Chapitre 1
le Site Éditorial

Les sottises qu’on fait, qu’on dit & qu’on écrit étant plus multipliées que la race de Jacob, & que les sables de la mer, il est difficile de faire un choix. Toutes ces innombrables vessies accumulées les unes sur les autres dans le goufre de l’oubli, crévent au moment qu’elles sont formées, & il en résulte un immense nuage dans lequel on ne discerne rien. [...]
Dans ce vaste tourbillon de nos impertinences, nous avons choisi discrettement quelques-unes des plus légères pour les faire surnager un jour ou deux, elles amuseront les oisifs & les oisives ; après quoi elles iront trouver le Journal de Trévoux, l’Année Littéraire, & d’autres efforts de l’esprit humain consacrés à l’éternité ; j’entends l’éternité du néant.
Recueil des facéties parisiennes,
Préface, pp. III-IV.

Avant d’examiner les modalités de sa diffusion, il s’agit de faire le point sur la présentation matérielle concrète de l’“ objet ” pamphlet.

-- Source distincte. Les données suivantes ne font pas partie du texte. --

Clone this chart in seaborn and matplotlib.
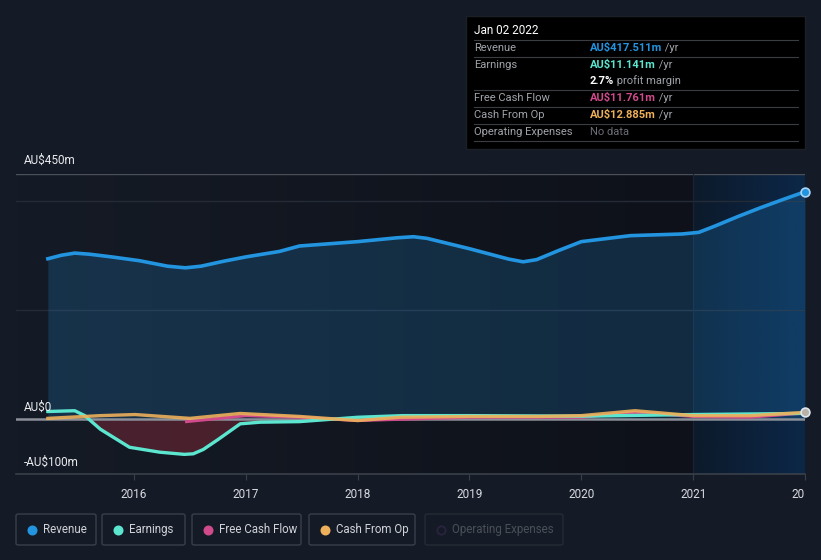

Ces considérations nous invitent ainsi à nous pencher sur la question du site éditorial susceptible d’accueillir ce type de textes. On s’aperçoit alors que si la plupart des pamphlets connaissent d’abord une édition en “ feuilles ”, éventuellement « brochées490 », le destin de certains textes les amène à trouver place dans différents types de recueils, factices ou imprimés. Nous le verrons notamment dans le cas de Voltaire, soit que ses textes présentent une “ qualité ” supérieure à celle des autres pamphlets, soit que la notoriété de leur auteur explique que ses éditeurs n’aient rien voulu laisser “ perdre ” de cet écrivain, les pamphlets figurent enfin parfois dans les éditions successives des volumes d’oeuvres complètes. Ces éditions et rééditions nous amèneront alors à nous interroger sur l’émergence d’un péritexte491 qui peu à peu entoure le texte des pamphlets.

Notes
490.

 De là le terme de « brochure » par lequel peut être désigné un pamphlet. Voir notre première partie, à l’article “ Brochure ”.

491.

 Nous empruntons cette expression à Gérard Genette, qui la définit dans Seuils (Paris, Le Seuil, 1987), pp. 7-11. Le “ péritexte ” est inclus dans la catégorie plus vaste du “ paratexte ”. Car le “ paratexte ” comprend aussi ce que Gérard Genette « baptise, faute de mieux, épitexte », et qui consiste dans « tous les messages qui se situent, au moins à l’origine, à l’extérieur du livre : généralement sur un support médiatique (interviews, entretiens), ou sous le couvert d’une communication privée (correspondances, journaux intimes, et autres) » (pp. 10-11). Cet “ épitexte ” sera pris en compte notamment dans notre chapitre 3, lorsqu’il sera question de la publicité orchestrée autour du pamphlet, et du retentissement auquel le pamphlet peut donner lieu.